>> start
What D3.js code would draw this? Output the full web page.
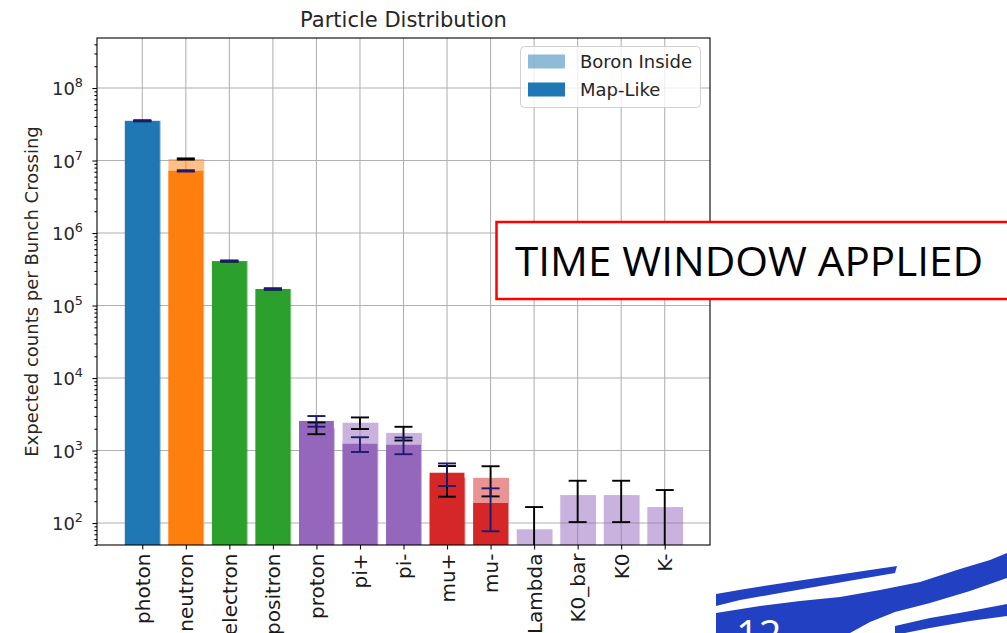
<!DOCTYPE html>
<html>
<head>
<meta charset="utf-8">
<script src="https://cdn.jsdelivr.net/npm/d3@7"></script>
<style>
  html, body { margin: 0; padding: 0; background: #ffffff; }
  svg { display: block; }
</style>
</head>
<body>
<svg id="chart" width="1007" height="633"></svg>
<script>
// Particle counts per bunch crossing, two detector configurations
const categories = ["photon", "neutron", "electron", "positron", "proton", "pi+", "pi-",
                    "mu+", "mu-", "Lambda", "K0_bar", "K0", "K-"];
const boronValues = [3.55e7, 1.05e7, 4.1e5, 1.69e5, 2060, 2420, 1750, 421, 420, 82, 243, 243, 166];
const boronErrors = [4e5, 2e5, 6e3, 3e3, 380, 440, 375, 190, 187, 84, 140, 140, 119];
const mapValues   = [3.5e7, 7.2e6, 4.1e5, 1.69e5, 2560, 1240, 1200, 494, 189, 0, 0, 0, 0];
const mapErrors   = [4e5, 1.5e5, 6e3, 3e3, 430, 285, 310, 170, 112, 0, 0, 0, 0];
const yMajorTicks = [1e2, 1e3, 1e4, 1e5, 1e6, 1e7, 1e8];
const yTickExponents = ["2", "3", "4", "5", "6", "7", "8"];
const seriesNames = ["Boron Inside", "Map-Like"];

// tab10 colours by particle family
const barColors = ["#1f77b4", "#ff7f0e", "#2ca02c", "#2ca02c", "#9467bd", "#9467bd", "#9467bd",
                   "#d62728", "#d62728", "#9467bd", "#9467bd", "#9467bd", "#9467bd"];

const svg = d3.select("#chart");
const FONT = "DejaVu Sans, Verdana, sans-serif";
const plot = { left: 97, right: 710, top: 38, bottom: 545 };

const x = d3.scaleLinear()
  .domain([-1.04, categories.length - 1 + 1.04])
  .range([plot.left, plot.right]);
const y = d3.scaleLog()
  .domain([Math.pow(10, 1.697), Math.pow(10, 8.69)])
  .range([plot.bottom, plot.top]);
const barW = 0.8;

svg.append("defs").append("clipPath").attr("id", "plotClip")
  .append("rect")
  .attr("x", plot.left).attr("y", plot.top)
  .attr("width", plot.right - plot.left).attr("height", plot.bottom - plot.top);

// grid
const grid = svg.append("g").attr("stroke", "#b0b0b0").attr("stroke-width", 1.05);
grid.selectAll("line.v").data(d3.range(categories.length)).join("line")
  .attr("x1", d => x(d)).attr("x2", d => x(d))
  .attr("y1", plot.top).attr("y2", plot.bottom);
grid.selectAll("line.h").data(yMajorTicks).join("line")
  .attr("x1", plot.left).attr("x2", plot.right)
  .attr("y1", d => y(d)).attr("y2", d => y(d));

const bars = svg.append("g").attr("clip-path", "url(#plotClip)");
const idx = d3.range(categories.length);

// Boron Inside bars (translucent)
bars.append("g").selectAll("rect").data(idx.filter(i => boronValues[i] > 0)).join("rect")
  .attr("x", i => x(i - barW / 2))
  .attr("width", i => x(i + barW / 2) - x(i - barW / 2) + 1)
  .attr("y", i => y(boronValues[i]))
  .attr("height", i => plot.bottom - y(boronValues[i]))
  .attr("fill", i => barColors[i]).attr("fill-opacity", 0.5);

// Map-Like bars (solid)
bars.append("g").selectAll("rect").data(idx.filter(i => mapValues[i] > 0)).join("rect")
  .attr("x", i => x(i - barW / 2))
  .attr("width", i => x(i + barW / 2) - x(i - barW / 2))
  .attr("y", i => y(mapValues[i]))
  .attr("height", i => plot.bottom - y(mapValues[i]))
  .attr("fill", i => barColors[i]);

// error bars
function drawErrors(values, errors, color) {
  const g = bars.append("g").attr("stroke", color).attr("stroke-width", 1.9).attr("fill", "none");
  const cap = 9;
  idx.filter(i => values[i] > 0 && errors[i] > 0).forEach(i => {
    const lo = values[i] - errors[i];
    const hi = values[i] + errors[i];
    const yHi = y(hi);
    const yLo = lo > 0 ? y(lo) : plot.bottom + 50;
    const cx = x(i);
    g.append("line").attr("x1", cx).attr("x2", cx).attr("y1", yHi).attr("y2", yLo);
    g.append("line").attr("x1", cx - cap).attr("x2", cx + cap).attr("y1", yHi).attr("y2", yHi);
    if (lo > 0) g.append("line").attr("x1", cx - cap).attr("x2", cx + cap).attr("y1", yLo).attr("y2", yLo);
  });
}
drawErrors(boronValues, boronErrors, "#000000");
drawErrors(mapValues, mapErrors, "#1c1c6e");

// axes
const yMinor = [];
for (let d = 1; d <= 8; d++) for (let k = 2; k <= 9; k++) {
  const v = k * Math.pow(10, d);
  if (v >= y.domain()[0] && v <= y.domain()[1]) yMinor.push(v);
}
const yAxisMinor = svg.append("g").attr("transform", `translate(${plot.left},0)`)
  .call(d3.axisLeft(y).tickValues(yMinor).tickSize(2.6).tickFormat(() => ""));
const yAxis = svg.append("g").attr("transform", `translate(${plot.left},0)`)
  .call(d3.axisLeft(y).tickValues(yMajorTicks).tickSize(4.6).tickFormat(() => ""));
[yAxisMinor, yAxis].forEach(a => {
  a.select(".domain").remove();
  a.selectAll("line").attr("stroke", "#000").attr("stroke-width", 1.05);
});
// y tick labels as 10 with superscript exponent
yMajorTicks.forEach((v, i) => {
  const t = svg.append("text")
    .attr("x", 83).attr("y", y(v) + 7)
    .attr("text-anchor", "end")
    .attr("font-family", FONT).attr("font-size", 18).attr("fill", "#262626");
  t.append("tspan").text("10");
  t.append("tspan").attr("font-size", 12.8).attr("dy", -8).text(yTickExponents[i]);
});

const xAxis = svg.append("g").attr("transform", `translate(0,${plot.bottom})`)
  .call(d3.axisBottom(x).tickValues(idx).tickSize(4.6).tickPadding(4.6)
        .tickFormat(i => categories[i]));
xAxis.select(".domain").remove();
xAxis.selectAll("line").attr("stroke", "#000").attr("stroke-width", 1.05);
xAxis.selectAll("text")
  .attr("font-family", FONT).attr("font-size", 20).attr("fill", "#1a1a1a")
  .attr("transform", "rotate(-90)")
  .attr("text-anchor", "end")
  .attr("dy", "0.35em")
  .attr("x", -8.5)
  .attr("y", 0);

// frame
svg.append("rect")
  .attr("x", plot.left).attr("y", plot.top)
  .attr("width", plot.right - plot.left).attr("height", plot.bottom - plot.top)
  .attr("fill", "none").attr("stroke", "#000").attr("stroke-width", 1.1);

// title and axis label
svg.append("text")
  .attr("x", (plot.left + plot.right) / 2).attr("y", 27)
  .attr("text-anchor", "middle")
  .attr("font-family", FONT).attr("font-size", 21).attr("fill", "#262626")
  .text("Particle Distribution");
svg.append("text")
  .attr("transform", `translate(32,${(plot.top + plot.bottom) / 2}) rotate(-90)`)
  .attr("text-anchor", "middle").attr("dy", "0.35em")
  .attr("font-family", FONT).attr("font-size", 18).attr("fill", "#262626")
  .text("Expected counts per Bunch Crossing");

// legend
const legend = svg.append("g");
legend.append("rect")
  .attr("x", 520.5).attr("y", 46.5).attr("width", 180).attr("height", 61)
  .attr("rx", 4).attr("fill", "#ffffff").attr("fill-opacity", 0.8)
  .attr("stroke", "#d0d0d0").attr("stroke-width", 1);
seriesNames.forEach((name, i) => {
  const ly = 54.5 + i * 28;
  legend.append("rect")
    .attr("x", 528).attr("y", ly).attr("width", 37).attr("height", 14)
    .attr("fill", "#1f77b4").attr("fill-opacity", i === 0 ? 0.5 : 1);
  legend.append("text")
    .attr("x", 580).attr("y", ly + 13)
    .attr("font-family", FONT).attr("font-size", 18).attr("fill", "#262626")
    .text(name);
});

// callout box
svg.append("rect")
  .attr("x", 496.5).attr("y", 222).attr("width", 530).attr("height", 77)
  .attr("fill", "#ffffff").attr("stroke", "#ff0000").attr("stroke-width", 2.5);
svg.append("text")
  .attr("x", 515).attr("y", 276)
  .attr("font-family", "Open Sans, Lato, sans-serif").attr("font-size", 40.5).attr("fill", "#000")
  .attr("textLength", 468).attr("lengthAdjust", "spacingAndGlyphs")
  .text("TIME WINDOW APPLIED");

// slide corner artwork
const art = svg.append("g").attr("fill", "#2140c2");
art.append("path").attr("d",
  "M716,594 L745,589 L790,582 L830,576 L870,570 L897,566 L895,573 L860,579 L820,586 L780,593 L740,600 L716,606 Z");
art.append("path").attr("d",
  "M716,613 L760,606 L800,601 L840,597 L880,590 L920,582 L960,569 L990,560 L1007,553 L1007,578 L970,591 L930,603 L895,612 L870,622 L850,633 L716,633 Z");
art.append("path").attr("d",
  "M895,626 L930,618 L965,612 L1007,604 L1007,616 L970,621 L930,628 L905,633 L895,633 Z");
svg.append("text")
  .attr("x", 736).attr("y", 649)
  .attr("font-family", "Open Sans, sans-serif").attr("font-size", 40).attr("fill", "#ffffff")
  .text("12");
</script>
</body>
</html>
>> end
- [Work to do] Starting at the top of the listing above, reproduce each line up to and including the one with "const barW = 0.8;"; omit the pictures.

- [Task response]
What D3.js code would draw this? Output the full web page.
<!DOCTYPE html>
<html>
<head>
<meta charset="utf-8">
<script src="https://cdn.jsdelivr.net/npm/d3@7"></script>
<style>
  html, body { margin: 0; padding: 0; background: #ffffff; }
  svg { display: block; }
</style>
</head>
<body>
<svg id="chart" width="1007" height="633"></svg>
<script>
// Particle counts per bunch crossing, two detector configurations
const categories = ["photon", "neutron", "electron", "positron", "proton", "pi+", "pi-",
                    "mu+", "mu-", "Lambda", "K0_bar", "K0", "K-"];
const boronValues = [3.55e7, 1.05e7, 4.1e5, 1.69e5, 2060, 2420, 1750, 421, 420, 82, 243, 243, 166];
const boronErrors = [4e5, 2e5, 6e3, 3e3, 380, 440, 375, 190, 187, 84, 140, 140, 119];
const mapValues   = [3.5e7, 7.2e6, 4.1e5, 1.69e5, 2560, 1240, 1200, 494, 189, 0, 0, 0, 0];
const mapErrors   = [4e5, 1.5e5, 6e3, 3e3, 430, 285, 310, 170, 112, 0, 0, 0, 0];
const yMajorTicks = [1e2, 1e3, 1e4, 1e5, 1e6, 1e7, 1e8];
const yTickExponents = ["2", "3", "4", "5", "6", "7", "8"];
const seriesNames = ["Boron Inside", "Map-Like"];

// tab10 colours by particle family
const barColors = ["#1f77b4", "#ff7f0e", "#2ca02c", "#2ca02c", "#9467bd", "#9467bd", "#9467bd",
                   "#d62728", "#d62728", "#9467bd", "#9467bd", "#9467bd", "#9467bd"];

const svg = d3.select("#chart");
const FONT = "DejaVu Sans, Verdana, sans-serif";
const plot = { left: 97, right: 710, top: 38, bottom: 545 };

const x = d3.scaleLinear()
  .domain([-1.04, categories.length - 1 + 1.04])
  .range([plot.left, plot.right]);
const y = d3.scaleLog()
  .domain([Math.pow(10, 1.697), Math.pow(10, 8.69)])
  .range([plot.bottom, plot.top]);
const barW = 0.8;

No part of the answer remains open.